4 Beware the internet.

Once I’ve read the papers in the morning, I do the rounds of various websites that interest me – foreign media, podcasts, that kind of thing. But step carefully around wikipedia – one wrong click on one link that’s just too interesting and you will be down a wiki-hole for hours and there may be no-one around to get you out. You’ll eventually emerge knowing a lot more than you did about Panzer tanks, but that doesn’t pay the bills.

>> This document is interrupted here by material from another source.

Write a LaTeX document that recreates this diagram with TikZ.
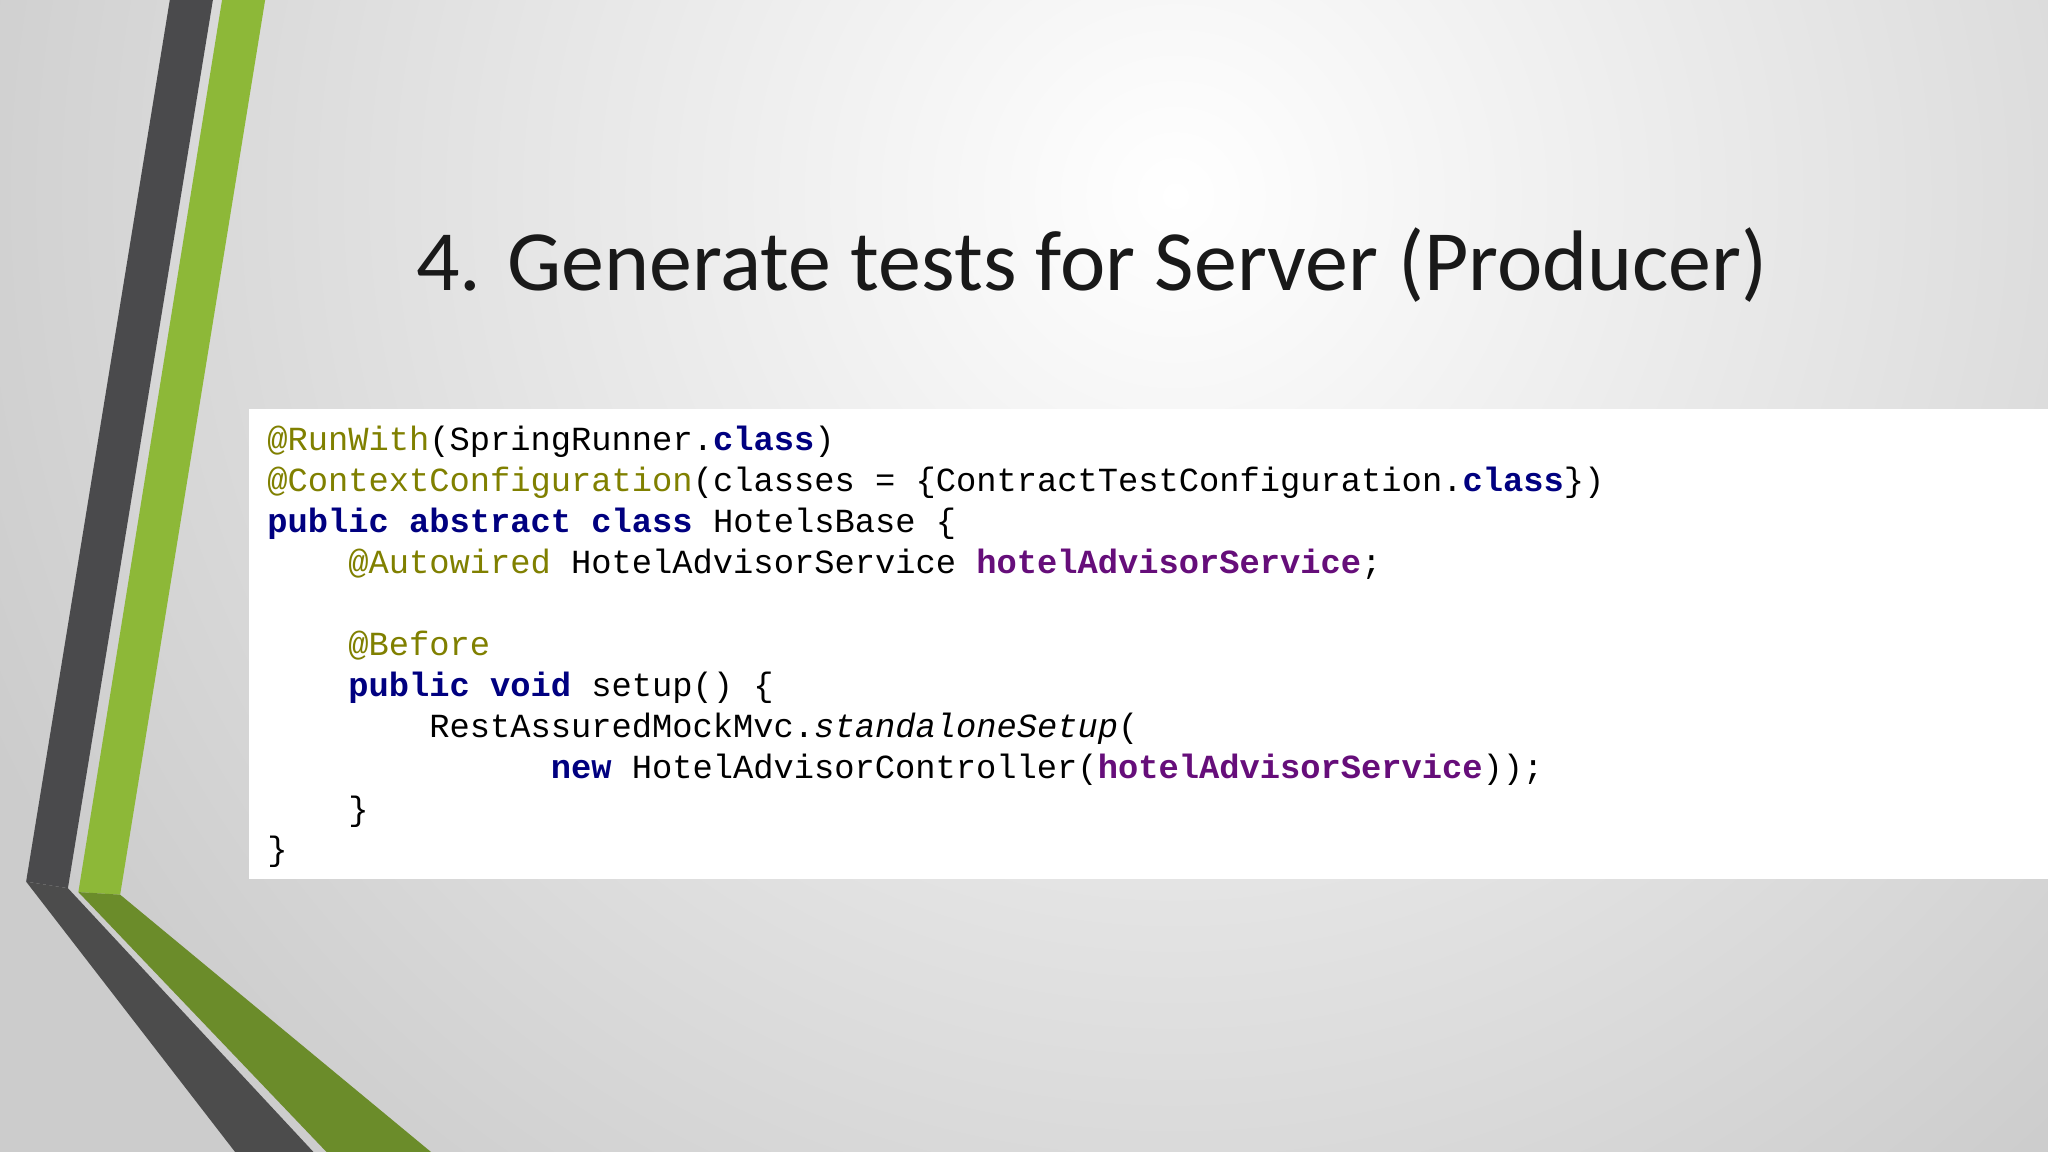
\documentclass[tikz,border=0pt]{standalone}
\usepackage{fontspec}
\setmainfont{Carlito}
\newfontfamily\codefont{Liberation Mono}
\definecolor{ann}{HTML}{808000}
\definecolor{kw}{HTML}{000080}
\definecolor{fld}{HTML}{660E7A}
\definecolor{dkg}{HTML}{4A4A4C}
\definecolor{grn}{HTML}{8DB838}
\definecolor{dgrn}{HTML}{6B8C2A}
\begin{document}
\begin{tikzpicture}[x=0.01cm,y=-0.01cm,
  code/.style={anchor=base west,inner sep=0pt,font=\codefont\fontsize{7.35}{9}\selectfont},
  title/.style={font=\fontsize{18.7}{22}\selectfont,text=black!90}]
\newcommand\A[1]{\textcolor{ann}{#1}}
\newcommand\K[1]{\textcolor{kw}{\bfseries #1}}
\newcommand\F[1]{\textcolor{fld}{\bfseries #1}}
\useasboundingbox (0,0) rectangle (1568,882);
\fill[gray!40] (0,0) rectangle (1568,882);
\begin{scope}
\clip (0,0) rectangle (1568,882);
\shade[inner color=white,outer color=gray!40] (900,150) circle (1000);
\end{scope}
% stripes
\fill[dkg] (130,0) -- (163,0) -- (52,680) -- (20,675) -- cycle;
\fill[black!70] (20,675) -- (52,680) -- (240,882) -- (180,882) -- cycle;
\fill[grn] (170,0) -- (203,0) -- (92,685) -- (60,683) -- cycle;
\fill[dgrn] (60,683) -- (92,685) -- (330,882) -- (250,882) -- cycle;
\node[title] (t) at (836,203) {4. Generate tests for Server (Producer)};
\fill[white] (191,313) rectangle (1568,673);
\node[code] (l1) at (204,345) {\A{@RunWith}(SpringRunner.\K{class})};
\node[code] (l2) at (204,376) {\A{@ContextConfiguration}(classes = \{ContractTestConfiguration.\K{class}\})};
\node[code] (l3) at (204,408) {\K{public abstract class} HotelsBase \{};
\node[code] (l4) at (266,439) {\A{@Autowired} HotelAdvisorService \F{hotelAdvisorService};};
\node[code] (l5) at (266,502) {\A{@Before}};
\node[code] (l6) at (266,533) {\K{public void} setup() \{};
\node[code] (l7) at (328,565) {RestAssuredMockMvc.\textit{standaloneSetup}(};
\node[code] (l8) at (421,596) {\K{new} HotelAdvisorController(\F{hotelAdvisorService}));};
\node[code] (l9) at (266,628) {\}};
\node[code] (l10) at (204,659) {\}};
\end{tikzpicture}
\end{document}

Also, and this is just for us adults, I have it on good authority that there are certain sites that one can stumble upon online which are even more engaging that the wiki Panzer page. I speak here, obviously, of the saucier side of all things cyber. Avoid. You’ll only end up a weak, desiccated, self-shaming husk at the end of a fruitless day. Result? Bills unpaid yet again. Men, women – you have been warned.

5 Expand your horizons.

It may sound counter-intuitive but when you live most of your life at home you really can skill up. Learn the guitar? Done it. A foreign language? Si.

6 Be nice.

When I spent my life in the rat race, I hardly had a moment for friends and family and especially neighbours. Well, you’ll have time now. Life as someone who works at home gave me so much more space to cement the relationships that really matter to me.

There’s bound to be some old folk, or a single parent, or someone disabled in your street. Lockdown or no lockdown, let them know you’re there if they need you. Skype your pals. I’m having cocktails with an old mate this weekend via FaceTime as we can’t go to the pub.

7 Don’t watch telly.

Reading and good conversation are becoming lost arts. Now that you’re home all day, don’t just sit in front of Netflix eating Wotsits. Read books that’ll take ages – David Copperfield, all the Game of Thrones novels. Have real conversations, not those empty conversations when you come home from work and just bitch about colleagues. Play games – dust off the old Risk.

8 Enjoy the little things.

You’ll see your family more than you ever did before. Relish it. In truth, they’re all you’ve really got.